The invention of the dry cell and miniature incandescent electric light bulbs made the first battery-powered flashlights possible around 1899.

Wednesday, 30 August 2017

If it was not for the inspector

source

Well, I simply hate school.  I don’t care for children — they are unpleasant, troublesome little things, whom nothing would delight so much as to hear that you had fallen down dead.  Yet I would even put up with them if it was not for the inspector.  For three months before his visit I didn’t sleep soundly.  And the Committee of Council are always changing the Code, so that you don’t know what to teach, and what to leave untaught.

Thomas Hardy – A Mere Interlude (1885)


Is nothing new? The frustrations of modern life seem to have remarkably deep roots. 

Tuesday, 29 August 2017

Sandra is calm and seems fine



According to trustedreviews  the latest rumour is that Apple’s iPhone 8 launch event will take place on September 12. Two weeks to go to the big day.

A few months ago Jordan Kahn of 9TO5Mac speculated about the new phone's potential for fun and games with augmented reality. Among various possibilities the above image surely sets a few hares running. 

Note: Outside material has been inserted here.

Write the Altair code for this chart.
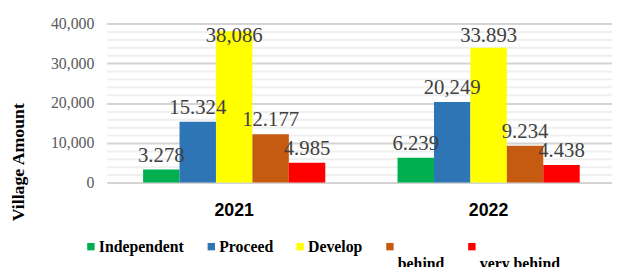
import altair as alt
import pandas as pd

years = ["2021", "2022"]
categories = ["Independent", "Proceed", "Develop", "behind", "very behind"]
colors = ["#00B050", "#2E75B6", "#FFFF00", "#C55A11", "#FF0000"]
values_2021 = [3278, 15324, 38086, 12177, 4985]
values_2022 = [6239, 20249, 33893, 9234, 4438]
labels_2021 = ["3.278", "15.324", "38,086", "12.177", "4.985"]
labels_2022 = ["6.239", "20,249", "33.893", "9.234", "4.438"]
y_ticks = list(range(0, 40001, 2000))

rows = []
for yr, vals, labs in [(years[0], values_2021, labels_2021), (years[1], values_2022, labels_2022)]:
    for c, v, l in zip(categories, vals, labs):
        rows.append({"year": yr, "category": c, "value": v, "label": l})
df = pd.DataFrame(rows)

x_enc = alt.X(
    "year:N", sort=years,
    scale=alt.Scale(paddingInner=0.284, paddingOuter=0.135, align=0.53),
    axis=alt.Axis(title=None, labelAngle=0, ticks=False, domain=False, grid=False,
                  labelPadding=19, labelFont="Liberation Sans", labelFontWeight="bold",
                  labelFontSize=18, labelColor="#000000", labelBaseline="top"),
)
xoff = alt.XOffset("category:N", sort=categories, scale=alt.Scale(paddingInner=0, paddingOuter=0))

y_axis = alt.Axis(
    values=y_ticks, title="Village Amount", ticks=False, domain=False,
    labelExpr="datum.value % 10000 === 0 ? datum.label : ''",
    labelFont="Liberation Serif", labelFontSize=16, labelColor="#595959", labelPadding=13,
    gridColor={"condition": {"test": "datum.value % 10000 === 0", "value": "#d4d4d4"}, "value": "#efefef"},
    gridWidth=2,
    titleFont="Liberation Serif", titleFontWeight="bold", titleFontSize=18, titleColor="#000000",
    titleX=-84, titleY=140, titleBaseline="alphabetic", titleAngle=270, titleAlign="center",
)
y_scale = alt.Scale(domain=[0, 40000], nice=False)

bars = alt.Chart(df).mark_bar().encode(
    x=x_enc,
    xOffset=xoff,
    y=alt.Y("value:Q", scale=y_scale, axis=y_axis),
    color=alt.Color(
        "category:N", sort=categories,
        scale=alt.Scale(domain=categories, range=colors),
        legend=alt.Legend(
            orient="none", legendX=-24, legendY=218, direction="horizontal", title=None,
            symbolType="square", symbolSize=56, symbolStrokeWidth=0,
            labelFont="Liberation Serif", labelFontWeight="bold", labelFontSize=16,
            labelColor="#000000", columnPadding=19, labelOffset=0,
            labelExpr="indexof(['behind', 'very behind'], datum.label) >= 0 ? ['', datum.label] : [datum.label, '']",
        ),
    ),
)

text = alt.Chart(df).transform_calculate(
    label_at="min(datum.value, 33300)"
).mark_text(
    font="Liberation Serif", fontSize=21, color="#404040", dy=-8, baseline="alphabetic"
).encode(
    x=x_enc,
    xOffset=xoff,
    y=alt.Y("label_at:Q", scale=y_scale, axis=y_axis),
    text="label:N",
)

chart = alt.layer(bars, text).properties(
    width=512, height=161,
    autosize=alt.AutoSizeParams(type="none"),
    padding={"left": 100, "top": 14, "right": 0, "bottom": 100},
).configure_view(stroke=None)

chart.save("out.html", embed_options={"renderer": "svg", "actions": False})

Perhaps Sandra is calm because she views the future with equanimity. One day she may benefit from augmented equanimity. Or is that what these gadgets are all about anyway - a spurious sense of control?

Sunday, 27 August 2017

Strangely modern



While on holiday we popped into Coleton Fishacre. For those who do not know the place, Wikipedia has this summary

The house at Coleton Fishacre was built as a country home for Rupert D'Oyly Carte and his wife, Lady Dorothy Carte, between 1923 and 1926. The architect was Oswald Milne, a former assistant to Edwin Lutyens, who designed the house with the principles of the Arts and Crafts Movement in mind: simplicity of design and quality of craftsmanship. The influence of this older movement notwithstanding, the house is influenced by its own time, especially in its Art Deco interior. 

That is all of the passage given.